Потом пришлось ударно поработать, в открытую. Приезжаю в техникум к тетке, ее как раз директор вызвал, я жду за дверью. Слышу в кабинете ее рыдания. Выходит директор, весь красный, несет большую кипу работ и говорит мне: «Берите и срочно сделайте». Оказывается, завал был огромный, и назревал скандал. Тут уж я и драгоценного домашнего времени прихватил.

Я в старших классах много в театр ходил. Не только я, но я особенно. С девятого класса мы с девочками уже учились, иногда и с ними ходил, но это другое дело. Я любил один, во МХАТ. Раз в месяц там продавали билеты на весь месяц вперед. Придешь заранее, постоишь немного — и берешь. Я брал на 10-12 спектаклей, билеты по 40 коп. («место на ступеньках»). У меня от дяди остался морской бинокль — прекрасно видно. Почти всегда были места, чтобы сесть, но это не важно, со ступенек тоже нормально было видно.

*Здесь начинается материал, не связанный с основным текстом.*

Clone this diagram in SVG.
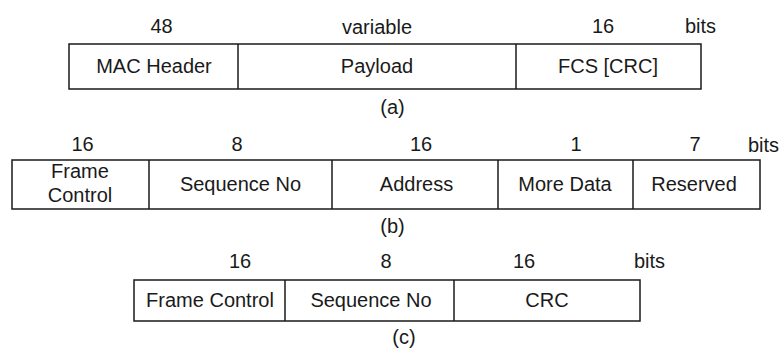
<svg xmlns="http://www.w3.org/2000/svg" width="781" height="352" viewBox="0 0 781 352">
<style>
  .box { fill: #ffffff; stroke: #1a1a1a; stroke-width: 1.5; }
  .div { stroke: #1a1a1a; stroke-width: 1.5; }
  text { font-family: "Liberation Sans", Arial, sans-serif; font-size: 20px; fill: #1a1a1a; }
  .c { text-anchor: middle; }
</style>
<rect width="781" height="352" fill="#ffffff"/>

<g id="frame-a">
  <rect class="box" x="69" y="44" width="632" height="45"/>
  <line class="div" x1="238" y1="44" x2="238" y2="89"/>
  <line class="div" x1="516" y1="44" x2="516" y2="89"/>
  <text class="c" x="161.5" y="33">48</text>
  <text class="c" x="377" y="33.5">variable</text>
  <text class="c" x="603" y="33">16</text>
  <text x="685" y="33">bits</text>
  <g id="a-mac"><text class="c" x="154" y="73">MAC Header</text></g>
  <g id="a-payload"><text class="c" x="377" y="73">Payload</text></g>
  <g id="a-fcs"><text class="c" x="608" y="73">FCS [CRC]</text></g>
  <text class="c" x="392.5" y="114">(a)</text>
</g>

<g id="frame-b">
  <rect class="box" x="12" y="160" width="748" height="49"/>
  <line class="div" x1="149" y1="160" x2="149" y2="209"/>
  <line class="div" x1="332" y1="160" x2="332" y2="209"/>
  <line class="div" x1="498" y1="160" x2="498" y2="209"/>
  <line class="div" x1="633" y1="160" x2="633" y2="209"/>
  <text class="c" x="82.5" y="151">16</text>
  <text class="c" x="237" y="151">8</text>
  <text class="c" x="421" y="151">16</text>
  <text class="c" x="576" y="151">1</text>
  <text class="c" x="695" y="151">7</text>
  <text x="748" y="152">bits</text>
  <g id="b-fc"><text class="c" x="80" y="178">Frame</text><text class="c" x="80" y="202">Control</text></g>
  <g id="b-seq"><text class="c" x="240.5" y="191">Sequence No</text></g>
  <g id="b-addr"><text class="c" x="416.5" y="191">Address</text></g>
  <g id="b-more"><text class="c" x="565" y="191">More Data</text></g>
  <g id="b-res"><text class="c" x="694" y="191">Reserved</text></g>
  <text class="c" x="392.5" y="233">(b)</text>
</g>

<g id="frame-c">
  <rect class="box" x="134" y="280" width="506" height="41"/>
  <line class="div" x1="285" y1="280" x2="285" y2="321"/>
  <line class="div" x1="454" y1="280" x2="454" y2="321"/>
  <text class="c" x="240" y="268">16</text>
  <text class="c" x="386" y="268">8</text>
  <text class="c" x="524" y="268">16</text>
  <text x="634" y="268">bits</text>
  <g id="c-fc"><text class="c" x="210" y="307">Frame Control</text></g>
  <g id="c-seq"><text class="c" x="371" y="307">Sequence No</text></g>
  <g id="c-crc"><text class="c" x="547" y="307">CRC</text></g>
  <text class="c" x="404" y="344">(c)</text>
</g>

<g id="connectors"></g>
</svg>
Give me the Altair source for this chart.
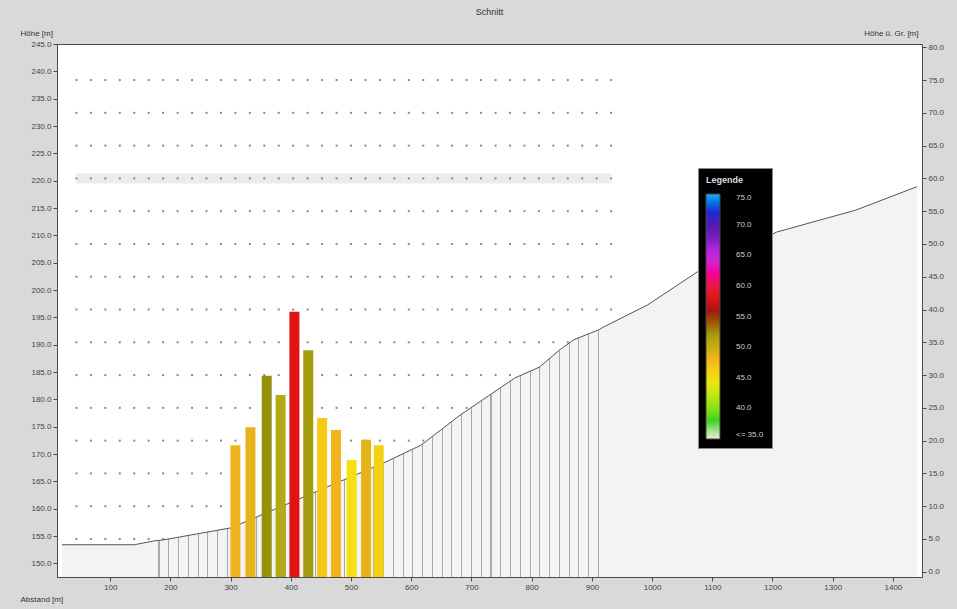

А играли тогда хорошо, под нос себе не говорили. Даже шепот был прекрасно слышен. Это было золотое время МХАТа. Грибов, Яншин, Топорков… Иной раз чуть не все роли — Народные артисты СССР. Я все пересмотрел, и кое-что не по одному разу. Уж два раза в неделю обязательно ходил.

А в другие дни ходил в МГУ, на Химический факультет, в кружок. Только-только роскошное здание на Ленинских горах открыли, такое удовольствие было ходить туда. Вообще, все вузы тогда много работали со школьниками, и это, конечно, давало москвичам большие преимущества. У нас в школе много ребят при вузах обитали. Был у нас во дворе парень на два года старше меня. Спортсмен был замечательный — хоккеист. Во дворе поставили настоящую коробку для хоккея, со светом. Он виртуозно играл, был где-то в юношеской. Но главное, он строил авиамодели. Начал в Доме пионеров, а потом пошел в кружок в МАИ. Во дворе крутил их на корде или запускал с управлением по радио. Много народу приходило смотреть. Он ухаживал за моей сестрой и в знак расположения давал ей свои модели, они у нас по нескольку дней дома стояли, и я их рассматривал. Высокого класса изделия. Потом он стал строить реактивные двигатели. Сначала на станке их испытывал — ревели на весь район. Потом строил крылатую ракету и тоже на корде по кругу ее гонял. Зрелище сильное. Поступил в МАИ, но он уже к тому моменту был творческим специалистом.